> _Rows from a dataset of charts and code_
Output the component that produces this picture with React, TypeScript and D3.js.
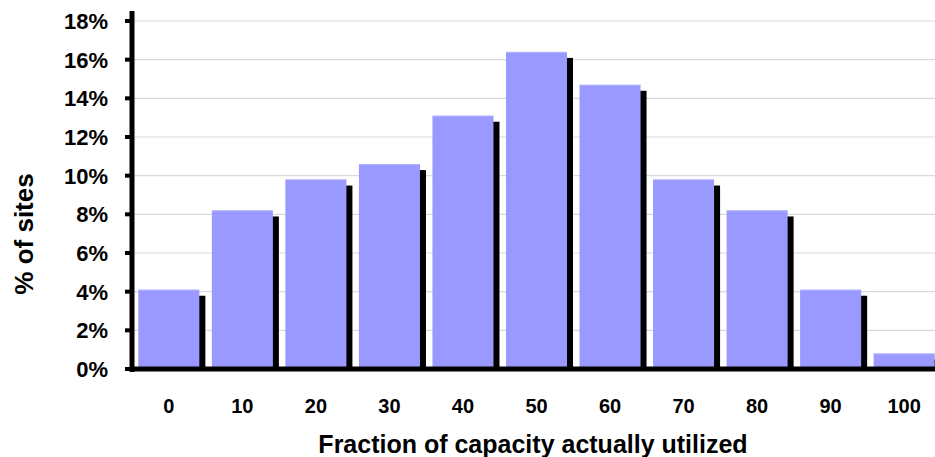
import React, { useRef, useEffect } from 'react';
import * as d3 from 'd3';

// Distribution of sites by fraction of capacity used
const buckets: string[] = ['0', '10', '20', '30', '40', '50', '60', '70', '80', '90', '100'];
const sitePercent: number[] = [4.1, 8.2, 9.8, 10.6, 13.1, 16.4, 14.7, 9.8, 8.2, 4.1, 0.8];
const yTicks: number[] = [0, 2, 4, 6, 8, 10, 12, 14, 16, 18];

const width = 935;
const height = 457;
const margin = { top: 21, right: -6, bottom: 88, left: 132 };
const FONT = '"Liberation Sans", Arial, Helvetica, sans-serif';

const Chart: React.FC = () => {
	const chartRef = useRef<null | SVGSVGElement>(null);

	useEffect(() => {
		if (!chartRef.current) {
			return;
		}
		const root = d3.select(chartRef.current);
		root.selectAll('*').remove();

		const plotBottom = height - margin.bottom;
		const x = d3.scaleBand<string>()
			.domain(buckets)
			.range([margin.left, width - margin.right])
			.paddingInner(0.17)
			.paddingOuter(0.086);
		const y = d3.scaleLinear().domain([0, 18]).range([plotBottom, margin.top]);

		// gridlines
		root.append('g')
			.selectAll('line')
			.data(yTicks.filter(d => d > 0))
			.join('line')
			.attr('x1', margin.left)
			.attr('x2', width)
			.attr('y1', d => y(d))
			.attr('y2', d => y(d))
			.attr('stroke', '#d9d9d9')
			.attr('stroke-width', 1.2);

		const data = buckets.map((b, i) => ({ b, v: sitePercent[i] }));

		// shadows
		root.append('g')
			.selectAll('rect')
			.data(data)
			.join('rect')
			.attr('x', d => x(d.b)! + 6)
			.attr('y', d => y(d.v) + 6)
			.attr('width', x.bandwidth())
			.attr('height', d => Math.max(0, plotBottom - y(d.v) - 6))
			.attr('fill', '#000');

		// bars
		root.append('g')
			.selectAll('rect')
			.data(data)
			.join('rect')
			.attr('x', d => x(d.b)!)
			.attr('y', d => y(d.v))
			.attr('width', x.bandwidth())
			.attr('height', d => plotBottom - y(d.v))
			.attr('fill', '#9999ff');

		// bar top highlight
		root.append('g')
			.selectAll('line')
			.data(data)
			.join('line')
			.attr('x1', d => x(d.b)!)
			.attr('x2', d => x(d.b)! + x.bandwidth())
			.attr('y1', d => y(d.v) + 0.5)
			.attr('y2', d => y(d.v) + 0.5)
			.attr('stroke', '#b3b3ff')
			.attr('stroke-width', 1);

		// y axis
		const yAxis = root.append('g');
		yAxis.append('line')
			.attr('x1', margin.left)
			.attr('x2', margin.left)
			.attr('y1', 11)
			.attr('y2', plotBottom + 3)
			.attr('stroke', '#000')
			.attr('stroke-width', 5);
		yAxis.selectAll('line.tick')
			.data(yTicks)
			.join('line')
			.attr('class', 'tick')
			.attr('x1', margin.left - 7)
			.attr('x2', margin.left)
			.attr('y1', d => y(d))
			.attr('y2', d => y(d))
			.attr('stroke', '#000')
			.attr('stroke-width', 4);
		yAxis.selectAll('text')
			.data(yTicks)
			.join('text')
			.attr('x', 108)
			.attr('y', d => y(d) + 8)
			.attr('text-anchor', 'end')
			.style('font-family', FONT)
			.style('font-weight', 'bold')
			.style('font-size', '22px')
			.text(d => `${d}%`);

		// x axis
		root.append('line')
			.attr('x1', margin.left - 2)
			.attr('x2', width)
			.attr('y1', plotBottom)
			.attr('y2', plotBottom)
			.attr('stroke', '#000')
			.attr('stroke-width', 5);
		root.append('g')
			.selectAll('text')
			.data(buckets)
			.join('text')
			.attr('x', d => x(d)! + x.bandwidth() / 2)
			.attr('y', 413)
			.attr('text-anchor', 'middle')
			.style('font-family', FONT)
			.style('font-weight', 'bold')
			.style('font-size', '20px')
			.text(d => d);

		// axis titles
		root.append('text')
			.attr('x', 533)
			.attr('y', 453)
			.attr('text-anchor', 'middle')
			.style('font-family', FONT)
			.style('font-weight', 'bold')
			.style('font-size', '25px')
			.text('Fraction of capacity actually utilized');
		root.append('text')
			.attr('transform', 'translate(33, 234) rotate(-90)')
			.attr('text-anchor', 'middle')
			.style('font-family', FONT)
			.style('font-weight', 'bold')
			.style('font-size', '26px')
			.text('% of sites');
	}, []);

	return (
		<svg
			ref={chartRef}
			width={width}
			height={height}
			style={{ position: 'absolute', left: 0, top: 0, background: '#fff' }}
		/>
	);
};

export default function App() {
	return <Chart />;
}
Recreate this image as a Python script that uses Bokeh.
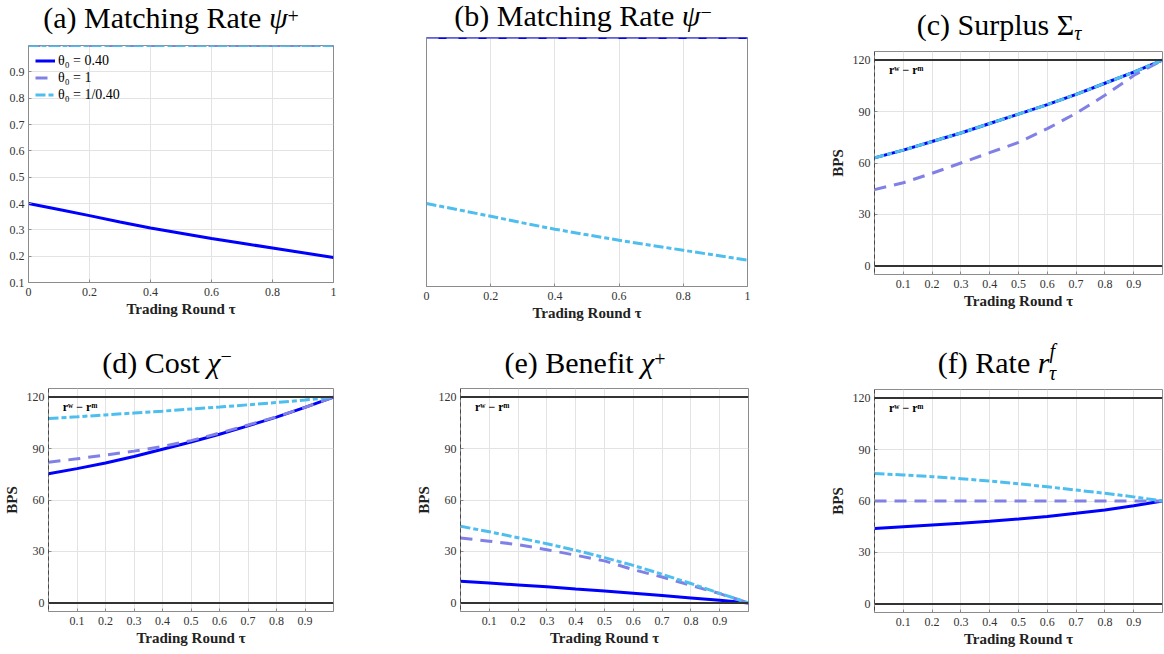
from bokeh.plotting import figure
from bokeh.layouts import column, row
from bokeh.models import (FixedTicker, CustomJSTickFormatter, Span, Label, Legend,
                          LegendItem, Range1d, Div)
from bokeh.embed import file_html
from bokeh.resources import INLINE

# ---------------- data ----------------
tau = [0.0, 0.1, 0.2, 0.3, 0.4, 0.5, 0.6, 0.7, 0.8, 0.9, 1.0]
labels = ["θ₀ = 0.40", "θ₀ = 1", "θ₀ = 1/0.40"]

psi_plus_low = [0.400, 0.377, 0.354, 0.330, 0.307, 0.287, 0.267, 0.249, 0.231, 0.213, 0.195]
psi_plus_mid = [1.0, 1.0, 1.0, 1.0, 1.0, 1.0, 1.0, 1.0, 1.0, 1.0, 1.0]
psi_plus_high = [1.0, 1.0, 1.0, 1.0, 1.0, 1.0, 1.0, 1.0, 1.0, 1.0, 1.0]

psi_minus_low = [1.0, 1.0, 1.0, 1.0, 1.0, 1.0, 1.0, 1.0, 1.0, 1.0, 1.0]
psi_minus_mid = [1.0, 1.0, 1.0, 1.0, 1.0, 1.0, 1.0, 1.0, 1.0, 1.0, 1.0]
psi_minus_high = [0.400, 0.377, 0.354, 0.330, 0.307, 0.287, 0.267, 0.249, 0.231, 0.213, 0.195]

surplus_low = [63.0, 67.5, 72.5, 77.5, 83.0, 88.5, 94.0, 100.0, 106.5, 113.0, 120.0]
surplus_mid = [44.5, 48.5, 54.0, 60.0, 66.0, 72.0, 80.0, 89.0, 99.5, 111.0, 120.0]
surplus_high = [63.0, 67.5, 72.5, 77.5, 83.0, 88.5, 94.0, 100.0, 106.5, 113.0, 120.0]

cost_low = [75.3, 78.3, 81.6, 85.4, 89.6, 93.8, 98.3, 103.2, 108.3, 114.0, 120.0]
cost_mid = [82.0, 84.0, 86.2, 88.5, 91.2, 94.6, 99.0, 103.7, 108.5, 114.0, 120.0]
cost_high = [107.5, 108.5, 109.6, 110.7, 111.8, 113.0, 114.2, 115.5, 116.8, 118.3, 120.0]

benefit_low = [12.6, 11.6, 10.5, 9.4, 8.1, 6.9, 5.6, 4.3, 2.9, 1.5, 0.0]
benefit_mid = [37.9, 36.0, 34.0, 31.0, 27.8, 24.5, 19.4, 15.1, 10.3, 5.4, 0.0]
benefit_high = [44.7, 41.5, 38.0, 34.5, 30.7, 26.4, 21.9, 16.7, 11.3, 5.6, 0.0]

rate_low = [44.0, 45.0, 46.0, 47.0, 48.2, 49.5, 51.0, 52.8, 54.8, 57.2, 60.0]
rate_mid = [60.0, 60.0, 60.0, 60.0, 60.0, 60.0, 60.0, 60.0, 60.0, 60.0, 60.0]
rate_high = [76.0, 75.2, 74.2, 73.0, 71.6, 70.0, 68.3, 66.4, 64.5, 62.4, 60.0]

spread_bps = 120.0   # r^w - r^m
zero_bps = 0.0

xticks_full = [0.0, 0.2, 0.4, 0.6, 0.8, 1.0]
xticks_inner = [0.1, 0.2, 0.3, 0.4, 0.5, 0.6, 0.7, 0.8, 0.9]
yticks_rate = [0.1, 0.2, 0.3, 0.4, 0.5, 0.6, 0.7, 0.8, 0.9]
yticks_bps = [0, 30, 60, 90, 120]

# ---------------- style ----------------
BLUE = "#0000FF"
PURPLE = "#8080E6"
CYAN = "#4DBEEE"
SERIF = "Liberation Serif"
BOX = "#8c8c8c"
GRID = "#e3e3e3"
FMT = "return String(Number(tick.toFixed(2)));"


def make_fig(w, h, left, right, top, bottom, yr, xticks, yticks, bps):
    p = figure(width=w, height=h, min_border_left=left, min_border_right=right,
               min_border_top=top, min_border_bottom=bottom,
               x_range=Range1d(0, 1), y_range=Range1d(*yr),
               output_backend="svg", toolbar_location=None)
    p.outline_line_color = BOX
    p.outline_line_width = 1
    p.background_fill_color = "white"
    p.border_fill_color = "white"
    for ax in (p.xaxis[0], p.yaxis[0]):
        ax.axis_line_color = BOX
        ax.major_tick_line_color = BOX
        ax.major_tick_in = 3
        ax.major_tick_out = 0
        ax.minor_tick_line_color = None
        ax.major_label_text_font = SERIF
        ax.major_label_text_font_size = "12px"
        ax.major_label_text_color = "#333333"
        ax.formatter = CustomJSTickFormatter(code=FMT)
        ax.axis_label_text_font = SERIF
        ax.axis_label_text_font_style = "bold"
        ax.axis_label_text_color = "#222222"
    p.xaxis.ticker = FixedTicker(ticks=xticks)
    p.yaxis.ticker = FixedTicker(ticks=yticks)
    p.xaxis.major_label_standoff = 5
    p.xaxis.axis_label = "Trading Round τ"
    p.xaxis.axis_label_text_font_size = "15px"
    p.xaxis.axis_label_standoff = 2
    p.yaxis.major_label_standoff = 4
    if bps:
        p.yaxis.axis_label = "BPS"
        p.yaxis.axis_label_text_font_size = "15px"
        p.yaxis.axis_label_standoff = 4
    p.grid.grid_line_color = GRID
    p.grid.grid_line_width = 1
    return p


def title_div(w, h, html, shift_x, top):
    inner = (f'<div style="position:relative; left:{shift_x}px; top:{top}px; width:{w}px; '
             f'text-align:center; white-space:nowrap; font-family:\'{SERIF}\'; '
             f'font-size:30px; line-height:30px; color:black;">{html}</div>')
    return Div(text=inner, width=w, height=h, margin=0)


def sup(t, raise_px, italic=False, extra=""):
    st = "font-style:italic;" if italic else ""
    return (f'<span style="font-size:20px; position:relative; top:{-raise_px}px; {st}{extra}">'
            f'{t}</span>')


def add_refs(p):
    p.add_layout(Span(location=zero_bps, dimension="height", line_color="black",
                      line_width=1, line_dash="4 3"))
    p.add_layout(Span(location=spread_bps, dimension="width", line_color="#333333",
                      line_width=2))
    p.add_layout(Span(location=zero_bps, dimension="width", line_color="#333333",
                      line_width=2))
    p.add_layout(Label(x=0.05, y=114.5, text="rʷ − rᵐ", text_font=SERIF,
                       text_font_size="12px", text_font_style="bold",
                       text_baseline="middle", text_color="black"))


def add_series(p, lo, mid, hi):
    r1 = p.line(tau, lo, line_color=BLUE, line_width=3)
    r2 = p.line(tau, mid, line_color=PURPLE, line_width=3, line_dash="12 8")
    r3 = p.line(tau, hi, line_color=CYAN, line_width=3, line_dash="10 3 5 3")
    return r1, r2, r3


YR_RATE = (0.1, 1.0)
YR_BPS = (-5, 125)

# ---- row 1 (total height 328) ----
pa = make_fig(400, 287, 28, 67, 4, 46, YR_RATE, xticks_full, yticks_rate, False)
ra = add_series(pa, psi_plus_low, psi_plus_mid, psi_plus_high)
leg = Legend(items=[LegendItem(label=l, renderers=[r]) for l, r in zip(labels, ra)],
             location="top_left", border_line_color=None, background_fill_alpha=0,
             label_text_font=SERIF, label_text_font_size="14px", label_text_color="black",
             glyph_width=20, glyph_height=17, label_height=17, spacing=0, padding=2,
             margin=7, label_standoff=3)
pa.add_layout(leg)
da = title_div(400, 41, "(a) Matching Rate <i>ψ</i>" + sup("+", 5), -29, 3)

pb = make_fig(372, 295, 26, 25, 4, 42, YR_RATE, xticks_full, [], False)
pb.ygrid.visible = False
add_series(pb, psi_minus_low, psi_minus_mid, psi_minus_high)
db = title_div(372, 33, "(b) Matching Rate <i>ψ</i>" + sup("−", 7), -3, 1)

pc = make_fig(392, 281, 102, 2, 4, 54, YR_BPS, xticks_inner, yticks_bps, True)
add_refs(pc)
add_series(pc, surplus_low, surplus_mid, surplus_high)
dc = title_div(392, 47, "(c) Surplus Σ" + sup("τ", -5, True), 31, 10)

# ---- row 2 (total height 324) ----
pd = make_fig(400, 268, 46, 67, 4, 41, YR_BPS, xticks_inner, yticks_bps, True)
add_refs(pd)
add_series(pd, cost_low, cost_mid, cost_high)
dd = title_div(400, 56, "(d) Cost <i>χ</i>" + sup("−", 10), -33, 20)

pe = make_fig(372, 268, 60, 24, 4, 41, YR_BPS, xticks_inner, yticks_bps, True)
add_refs(pe)
add_series(pe, benefit_low, benefit_mid, benefit_high)
de = title_div(372, 56, "(e) Benefit <i>χ</i>" + sup("+", 7), -1, 20)

pf = make_fig(392, 267, 102, 2, 4, 40, YR_BPS, xticks_inner, yticks_bps, True)
add_refs(pf)
add_series(pf, rate_low, rate_mid, rate_high)
df = title_div(392, 57, "(f) Rate <i>r</i>" + sup("f", 15, True)
               + sup("τ", -7, True, "margin-left:-6px;"), 29, 20)

layout = column(
    row(column(da, pa, spacing=0), column(db, pb, spacing=0), column(dc, pc, spacing=0), spacing=0),
    row(column(dd, pd, spacing=0), column(de, pe, spacing=0), column(df, pf, spacing=0), spacing=0),
    spacing=0)

open("out.html", "w").write(file_html(layout, INLINE))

> _Exercise instructions_
Above are the records. Print exactly the lines from the one containing "Recreate this image" to the one containing "from bokeh.resources import INLINE", both included, and nothing else; pictures are excluded.

> _Answer to the exercise_
Recreate this image as a Python script that uses Bokeh.
from bokeh.plotting import figure
from bokeh.layouts import column, row
from bokeh.models import (FixedTicker, CustomJSTickFormatter, Span, Label, Legend,
                          LegendItem, Range1d, Div)
from bokeh.embed import file_html
from bokeh.resources import INLINE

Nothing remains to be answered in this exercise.